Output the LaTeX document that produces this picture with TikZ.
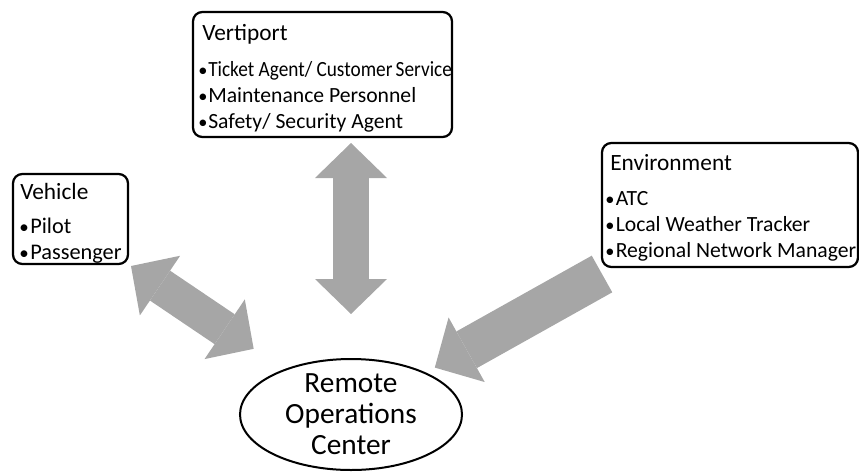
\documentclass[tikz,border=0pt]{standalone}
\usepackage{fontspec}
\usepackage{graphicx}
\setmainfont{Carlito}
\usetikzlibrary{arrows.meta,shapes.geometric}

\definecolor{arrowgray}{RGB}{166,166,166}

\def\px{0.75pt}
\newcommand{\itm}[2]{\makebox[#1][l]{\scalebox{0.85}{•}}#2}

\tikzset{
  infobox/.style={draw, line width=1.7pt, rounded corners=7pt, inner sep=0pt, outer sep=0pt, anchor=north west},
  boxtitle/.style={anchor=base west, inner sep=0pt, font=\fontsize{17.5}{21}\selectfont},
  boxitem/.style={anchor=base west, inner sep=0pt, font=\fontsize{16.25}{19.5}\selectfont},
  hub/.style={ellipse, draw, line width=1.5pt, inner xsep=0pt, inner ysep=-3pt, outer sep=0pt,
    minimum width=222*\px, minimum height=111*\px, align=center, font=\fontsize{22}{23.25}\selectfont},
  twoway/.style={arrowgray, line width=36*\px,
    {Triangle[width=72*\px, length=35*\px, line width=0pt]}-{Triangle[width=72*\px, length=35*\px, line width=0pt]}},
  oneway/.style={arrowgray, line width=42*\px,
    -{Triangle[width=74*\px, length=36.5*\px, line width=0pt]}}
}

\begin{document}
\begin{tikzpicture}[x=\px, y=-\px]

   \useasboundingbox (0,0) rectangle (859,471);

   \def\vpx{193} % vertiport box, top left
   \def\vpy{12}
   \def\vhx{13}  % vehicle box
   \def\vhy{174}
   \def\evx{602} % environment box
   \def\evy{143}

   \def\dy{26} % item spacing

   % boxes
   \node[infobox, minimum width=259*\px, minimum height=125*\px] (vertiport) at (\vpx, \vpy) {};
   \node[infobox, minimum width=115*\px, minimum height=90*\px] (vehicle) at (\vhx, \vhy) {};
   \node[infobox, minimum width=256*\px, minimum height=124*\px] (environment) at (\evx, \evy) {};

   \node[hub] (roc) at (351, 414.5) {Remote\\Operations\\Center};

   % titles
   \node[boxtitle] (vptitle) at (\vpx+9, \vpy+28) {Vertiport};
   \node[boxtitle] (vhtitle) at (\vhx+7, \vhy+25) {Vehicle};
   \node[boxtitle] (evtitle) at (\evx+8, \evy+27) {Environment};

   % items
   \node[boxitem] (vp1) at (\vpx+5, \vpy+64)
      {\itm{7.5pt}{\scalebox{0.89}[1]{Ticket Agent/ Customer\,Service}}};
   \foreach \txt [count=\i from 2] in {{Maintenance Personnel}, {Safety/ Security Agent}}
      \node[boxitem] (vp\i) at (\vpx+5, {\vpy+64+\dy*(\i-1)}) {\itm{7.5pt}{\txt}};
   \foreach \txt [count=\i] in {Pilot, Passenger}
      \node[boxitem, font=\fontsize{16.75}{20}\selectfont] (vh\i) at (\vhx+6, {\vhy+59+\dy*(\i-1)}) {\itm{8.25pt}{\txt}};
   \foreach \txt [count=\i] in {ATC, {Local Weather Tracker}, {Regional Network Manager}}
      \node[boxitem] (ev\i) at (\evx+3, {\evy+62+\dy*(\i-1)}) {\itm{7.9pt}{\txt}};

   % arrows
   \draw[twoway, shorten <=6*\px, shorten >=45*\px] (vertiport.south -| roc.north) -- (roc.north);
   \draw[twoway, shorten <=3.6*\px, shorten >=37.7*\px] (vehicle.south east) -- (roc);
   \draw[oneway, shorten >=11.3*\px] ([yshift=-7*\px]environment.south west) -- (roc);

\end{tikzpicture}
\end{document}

◇ ◇ ◇ ◇ ◇

All of the material above needs to be restated exactly, with no pictures.

Output the LaTeX document that produces this picture with TikZ.
\documentclass[tikz,border=0pt]{standalone}
\usepackage{fontspec}
\usepackage{graphicx}
\setmainfont{Carlito}
\usetikzlibrary{arrows.meta,shapes.geometric}

\definecolor{arrowgray}{RGB}{166,166,166}

\def\px{0.75pt}
\newcommand{\itm}[2]{\makebox[#1][l]{\scalebox{0.85}{•}}#2}

\tikzset{
  infobox/.style={draw, line width=1.7pt, rounded corners=7pt, inner sep=0pt, outer sep=0pt, anchor=north west},
  boxtitle/.style={anchor=base west, inner sep=0pt, font=\fontsize{17.5}{21}\selectfont},
  boxitem/.style={anchor=base west, inner sep=0pt, font=\fontsize{16.25}{19.5}\selectfont},
  hub/.style={ellipse, draw, line width=1.5pt, inner xsep=0pt, inner ysep=-3pt, outer sep=0pt,
    minimum width=222*\px, minimum height=111*\px, align=center, font=\fontsize{22}{23.25}\selectfont},
  twoway/.style={arrowgray, line width=36*\px,
    {Triangle[width=72*\px, length=35*\px, line width=0pt]}-{Triangle[width=72*\px, length=35*\px, line width=0pt]}},
  oneway/.style={arrowgray, line width=42*\px,
    -{Triangle[width=74*\px, length=36.5*\px, line width=0pt]}}
}

\begin{document}
\begin{tikzpicture}[x=\px, y=-\px]

   \useasboundingbox (0,0) rectangle (859,471);

   \def\vpx{193} % vertiport box, top left
   \def\vpy{12}
   \def\vhx{13}  % vehicle box
   \def\vhy{174}
   \def\evx{602} % environment box
   \def\evy{143}

   \def\dy{26} % item spacing

   % boxes
   \node[infobox, minimum width=259*\px, minimum height=125*\px] (vertiport) at (\vpx, \vpy) {};
   \node[infobox, minimum width=115*\px, minimum height=90*\px] (vehicle) at (\vhx, \vhy) {};
   \node[infobox, minimum width=256*\px, minimum height=124*\px] (environment) at (\evx, \evy) {};

   \node[hub] (roc) at (351, 414.5) {Remote\\Operations\\Center};

   % titles
   \node[boxtitle] (vptitle) at (\vpx+9, \vpy+28) {Vertiport};
   \node[boxtitle] (vhtitle) at (\vhx+7, \vhy+25) {Vehicle};
   \node[boxtitle] (evtitle) at (\evx+8, \evy+27) {Environment};

   % items
   \node[boxitem] (vp1) at (\vpx+5, \vpy+64)
      {\itm{7.5pt}{\scalebox{0.89}[1]{Ticket Agent/ Customer\,Service}}};
   \foreach \txt [count=\i from 2] in {{Maintenance Personnel}, {Safety/ Security Agent}}
      \node[boxitem] (vp\i) at (\vpx+5, {\vpy+64+\dy*(\i-1)}) {\itm{7.5pt}{\txt}};
   \foreach \txt [count=\i] in {Pilot, Passenger}
      \node[boxitem, font=\fontsize{16.75}{20}\selectfont] (vh\i) at (\vhx+6, {\vhy+59+\dy*(\i-1)}) {\itm{8.25pt}{\txt}};
   \foreach \txt [count=\i] in {ATC, {Local Weather Tracker}, {Regional Network Manager}}
      \node[boxitem] (ev\i) at (\evx+3, {\evy+62+\dy*(\i-1)}) {\itm{7.9pt}{\txt}};

   % arrows
   \draw[twoway, shorten <=6*\px, shorten >=45*\px] (vertiport.south -| roc.north) -- (roc.north);
   \draw[twoway, shorten <=3.6*\px, shorten >=37.7*\px] (vehicle.south east) -- (roc);
   \draw[oneway, shorten >=11.3*\px] ([yshift=-7*\px]environment.south west) -- (roc);

\end{tikzpicture}
\end{document}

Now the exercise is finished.